Monday, March 28, 2016

Singapore Government committed to develop as LNG trading Hub


my comment from Rolf Suey:

my uneducated guess is the tankers bubble unlikely to burst and it is inconsequential at best. real money was mostly from upstream capex and currently midstream pipelies and downstream distribution. with that in mind, I watch LNG with interest. the market is smaller and SG wanted to be a bigger part of its pricing (currently very fragmented). 
see http://www.bloomberg.com/news/articles/2016-01-25/sgx-seeks-to-break-lng-s-price-link-to-oil-with-singapore-sling 
http://www.straitstimes.com/opinion/the-geopolitics-of-a-world-awash-in-oil 
http://www.straitstimes.com/business/companies-markets/government-committed-to-develop-singapore-as-lng-trading-hub-teo-eng 
I only wonder if it is more politically/survival motivated - https://www.ema.gov.sg/Piped_Natural_Gas_and_Liquefied_Natural_Gas.aspx

Some cut and paste for my own reference from the above links:

He added that he hopes the Singapore SGX LNG Index Group (SLInG), a weekly index based on the submissions from international LNG players who offer their assessment of LNG prices this end, will "evolve to be the Asian LNG price over time". The index, launched by the Energy Market Company in September, now comprises about 20 players. At the same time, the long-term drivers for LNG "remain valid", said Mr Teo. "While we have seen subdued Asia demand because of slower economic growth, there is a growing desire for cleaner air and environment in Asia." In Singapore, for instance, the Singapore LNG Terminal began commercial operations in May 2013, while the Energy Market Authority announced in May this year the shortlisting of four companies to supply Singapore with LNG, he noted. The Government "remains committed to growing LNG as an alternative fuel source and to develop Singapore into a LNG trading hub", said Mr Teo.

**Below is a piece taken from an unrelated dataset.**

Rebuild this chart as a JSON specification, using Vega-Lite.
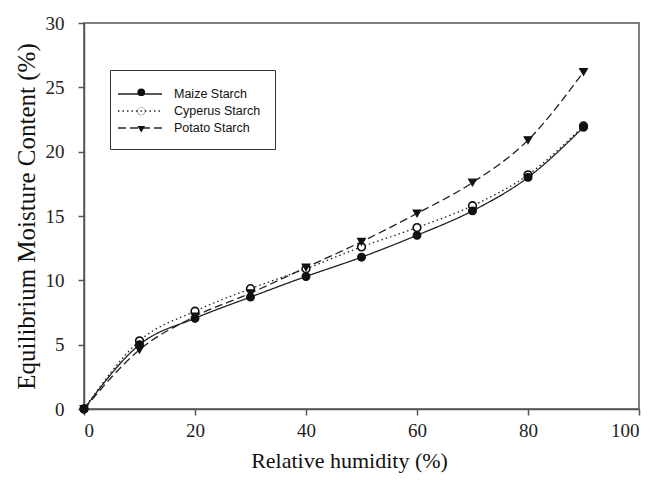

Today, there is growing attention paid to the prospects of the US as an LNG exporter influencing prices in Asia and Europe. The shift occurred because of the unexpected emergence of unconventional oil and gas production in North America, especially as Saudi Arabia did not reduce its oil production to stabilise prices at relatively high levels.
The building of LNG terminals in Singapore will enable Singapore to benefit from price differentials in the Asian, European and North American gas markets. When the first LNG terminal began operations in 2013, Singapore was no longer dependent only on piped natural gas from Indonesia and Malaysia.
Nevertheless, the critical point is that the presence of increasing sources of supply is likely to result in energy prices stabilising at lower levels for the next decade compared to the last 10 years, provided there is no major political upheaval which disrupts energy markets.


Natural gas can be supercooled and liquefied to transport it on tankers between areas difficult to link by pipeline. LNG traded in Asia -- where sellers such as Qatar and Indonesia ship fuel to buyers including Japan or China -- has traditionally been pegged to crude prices. That’s because the region lacks a benchmark similar to Henry Hub in the U.S., which the country’s burgeoning LNG exporters use in sales contracts.

“When Singapore talks about being a pricing hub, it is talking more about being a physical hub for gas where as a buyer and seller you can put gas in and take gas out,” Gavin Thompson, Wood Mackenzie’s vice president for China and Northeast Asia gas and power, said in an interview. “That price for the physical commodity is then priced into the short-term spot and long-term contracts, potentially the same way Henry Hub is priced into long-term LNG contracts.”


Given the nascent stage of market development for LNG, the majority, if not all” of the new contracts will be traded over the counter and cleared by SGX, Lily Chia, the company’s head of product management for commodities, said in an e-mail. The exchange sees SLInG -- shorthand for its FOB Singapore SGX LNG Index Group-- as a pricing tool for traders, financial institutions and power companies, she said.

In 2006, in a bid to diversify and secure the country’s energy sources, the Singapore government announced plans to build an LNG terminal that can be used to store LNG for local use and re-export the fuel to regional markets. The LNG terminal commenced operations on 7 May 2013.